Эта работа сплошь состоит из личных контактов: приходится представлять власть на местах, в сопровождении слуг совершать многодневные путешествия через пустыни или внезапно разлившиеся реки, и лишь изредка — через цветущие луга. Работать здесь — значит не сидеть за столом в кабинете, а стоять в жидкой тени и решать, кто из двоих голых соплеменников прав, а кто виноват. Здесь не место оторванным от жизни бюрократам: работать приходится под открытым небом, на бескрайних просторах, где из дрожащего знойного марева материализуются замечательные, на редкость красивые люди. Разумеется, речь не о красивой наружности: среди них встречаются и уродливые горбуны… А когда я, переступив порог пустого дверного проема, вновь вошел в ту комнату, где лежал Таха, хоть и измученный, но забывшийся сном, словно какой-нибудь святой, перенесший пытки и впавший в транс, мне показалось, что все мои смутные восторженные чувства по отношению к Африке и кочевой жизни местного автократа обретают истинный смысл прямо у меня на глазах, затуманенных от усталости. Он лежал, запрокинув голову за край подушки, свесив одну руку с кровати и почти касаясь пола пальцами, подергивающимися в такт сердцебиению. И вдруг я понял, что этот мальчик и есть моя ответственность во плоти: он — это всё потомство, которого у меня никогда не будет, вся моя судьба. Мальчик показался мне таким красивым, что у меня пересохло во рту, а проснувшись, он увидел, что я пристально смотрю на него. При этом я то ли молился за него, то ли молил о чем-то его самого — точно не помню.

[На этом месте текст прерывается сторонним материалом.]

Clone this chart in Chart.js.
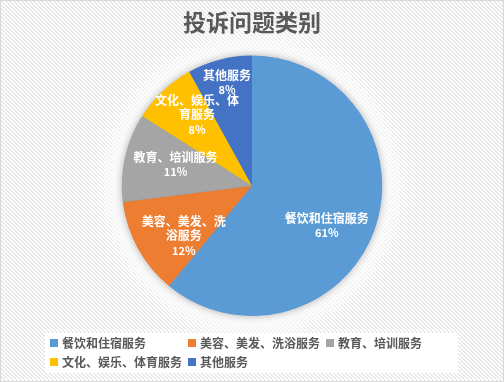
<!DOCTYPE html>
<html>
<head>
<meta charset="utf-8">
<script src="https://cdn.jsdelivr.net/npm/chart.js@4.4.1/dist/chart.umd.min.js"></script>
<style>
  html, body { margin: 0; padding: 0; background: #fff; }
</style>
</head>
<body>
<canvas id="chart" width="504" height="382"></canvas>
<script>
const chartTitle = '投诉问题类别';
const categories = ['餐饮和住宿服务', '美容、美发、洗浴服务', '教育、培训服务', '文化、娱乐、体育服务', '其他服务'];
const shares = [61, 12, 11, 8, 8];
const sliceColors = ['#5B9BD5', '#ED7D31', '#A5A5A5', '#FFC000', '#4472C4'];

const fontFamily = "'Noto Sans CJK SC', 'Noto Sans', sans-serif";

// diagonal hatch like the office chart style
function makeStripes(ctx) {
    const c = document.createElement('canvas');
    c.width = 4; c.height = 4;
    const p = c.getContext('2d');
    p.fillStyle = '#ffffff';
    p.fillRect(0, 0, 4, 4);
    p.fillStyle = '#e9e9e9';
    for (let y = 0; y < 4; y++) {
        for (let x = 0; x < 4; x++) {
            const d = (x - y + 8) % 4;
            if (d === 0 || d === 1) p.fillRect(x, y, 1, 1);
        }
    }
    return ctx.createPattern(c, 'repeat');
}

// wrap CJK text by width
function wrapText(ctx, text, maxWidth) {
    const lines = [];
    let line = '';
    for (const ch of text) {
        if (line && ctx.measureText(line + ch).width > maxWidth) {
            lines.push(line);
            line = ch;
        } else {
            line += ch;
        }
    }
    if (line) lines.push(line);
    return lines;
}

const backgroundPlugin = {
    id: 'officeBackground',
    beforeDraw(chart) {
        const ctx = chart.ctx;
        const w = chart.width, h = chart.height;
        const arc = chart.getDatasetMeta(0).data[0];
        ctx.save();
        ctx.fillStyle = makeStripes(ctx);
        ctx.fillRect(0, 0, w, h);
        if (arc) {
            const r = arc.outerRadius;
            const g = ctx.createRadialGradient(arc.x, arc.y, r * 0.9, arc.x, arc.y, r + 32);
            g.addColorStop(0, 'rgba(255,255,255,1)');
            g.addColorStop(1, 'rgba(255,255,255,0)');
            ctx.fillStyle = g;
            ctx.fillRect(0, 0, w, h);
        }
        ctx.strokeStyle = '#d9d9d9';
        ctx.lineWidth = 1;
        ctx.strokeRect(0.5, 0.5, w - 1, h - 1);
        ctx.restore();
    },
    beforeDatasetsDraw(chart) {
        // soft shadow under the whole pie
        const ctx = chart.ctx;
        const arc = chart.getDatasetMeta(0).data[0];
        if (!arc) return;
        ctx.save();
        ctx.shadowColor = 'rgba(0,0,0,0.35)';
        ctx.shadowBlur = 9;
        ctx.beginPath();
        ctx.arc(arc.x, arc.y, arc.outerRadius - 0.5, 0, Math.PI * 2);
        ctx.fillStyle = sliceColors[0];
        ctx.fill();
        ctx.restore();
    }
};

const sliceLabelPlugin = {
    id: 'sliceLabels',
    afterDatasetsDraw(chart, args, opts) {
        const ctx = chart.ctx;
        const meta = chart.getDatasetMeta(0);
        const values = chart.data.datasets[0].data;
        const total = values.reduce((a, b) => a + b, 0);
        ctx.save();
        ctx.fillStyle = opts.color;
        ctx.textAlign = 'center';
        ctx.textBaseline = 'middle';
        meta.data.forEach((arc, i) => {
            const place = opts.placement[i];
            const a = (arc.startAngle + arc.endAngle) / 2 + place.turn * Math.PI / 180;
            const r = arc.outerRadius * place.radius;
            const cx = arc.x + Math.cos(a) * r;
            const cy = arc.y + Math.sin(a) * r;
            ctx.font = 'bold 12px ' + fontFamily;
            const lines = wrapText(ctx, chart.data.labels[i], opts.maxWidth);
            lines.push(Math.round(values[i] / total * 100) + '%');
            const top = cy - (lines.length - 1) * opts.lineHeight / 2;
            lines.forEach((t, k) => {
                ctx.font = (k === lines.length - 1 ? 'bold 11px ' : 'bold 12px ') + fontFamily;
                ctx.fillText(t, cx, top + k * opts.lineHeight);
            });
        });
        ctx.restore();
    }
};

// office style legend: fixed grid of columns in a white box
const gridLegendPlugin = {
    id: 'gridLegend',
    afterDraw(chart, args, opts) {
        const ctx = chart.ctx;
        const colors = chart.data.datasets[0].backgroundColor;
        ctx.save();
        ctx.fillStyle = '#ffffff';
        ctx.fillRect(opts.box.x, opts.box.y, opts.box.w, opts.box.h);
        ctx.font = 'bold 12px ' + fontFamily;
        ctx.textBaseline = 'middle';
        ctx.textAlign = 'left';
        chart.data.labels.forEach((label, i) => {
            const col = i % opts.columns;
            const row = Math.floor(i / opts.columns);
            const x = opts.box.x + opts.inset + col * opts.colWidth;
            const y = opts.box.y + opts.firstRow + row * opts.rowHeight;
            ctx.fillStyle = colors[i];
            ctx.fillRect(x, y - 4, 8, 8);
            ctx.fillStyle = '#595959';
            ctx.fillText(label, x + 12, y);
        });
        ctx.restore();
    }
};

const chart = new Chart(document.getElementById('chart'), {
    type: 'pie',
    data: {
        labels: categories,
        datasets: [{
            data: shares,
            backgroundColor: sliceColors,
            borderWidth: 0
        }]
    },
    options: {
        responsive: false,
        animation: false,
        devicePixelRatio: 1,
        layout: {
            padding: { top: 0, bottom: 66, left: 0, right: 0 }
        },
        plugins: {
            legend: { display: false },
            tooltip: { enabled: false },
            title: {
                display: true,
                text: chartTitle,
                color: '#595959',
                font: { family: fontFamily, size: 23, weight: 'bold' },
                padding: { top: 8, bottom: 20 }
            },
            sliceLabels: {
                color: '#ffffff',
                maxWidth: 86,
                lineHeight: 14.5,
                placement: [
                    { radius: 0.65, turn: 8 },
                    { radius: 0.65, turn: -7.5 },
                    { radius: 0.61, turn: 3 },
                    { radius: 0.69, turn: 5.4 },
                    { radius: 0.815, turn: 0.8 }
                ]
            },
            gridLegend: {
                box: { x: 45, y: 333, w: 413, h: 40 },
                inset: 5,
                columns: 3,
                colWidth: 138,
                firstRow: 10,
                rowHeight: 19
            }
        }
    },
    plugins: [backgroundPlugin, sliceLabelPlugin, gridLegendPlugin]
});
</script>
</body>
</html>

Я очень сильно пьян. Сейчас половина третьего ночи. Я вхожу на цыпочках, очень осторожно, и вижу, что он спокойно спит. Он проснулся бы от всего, что мне нестерпимо хочется сделать, — а этого я себе не простил бы. Вся моя любовь к нему выражается во врачебном такте, благородном самоотречении, в своего рода благодеянии, широком жесте, который я делаю по неизвестной причине и который некому оценить по достоинству. И, окончательно успокоившись, посмеиваясь над собой, я ковыляю спать.
1 июня 1926. С утра страшно болела голова. Я отменил все назначенные на сегодня встречи и в результате оказался в таком же положении выздоравливающего, как мой слуга. Хасан злобно ревнует.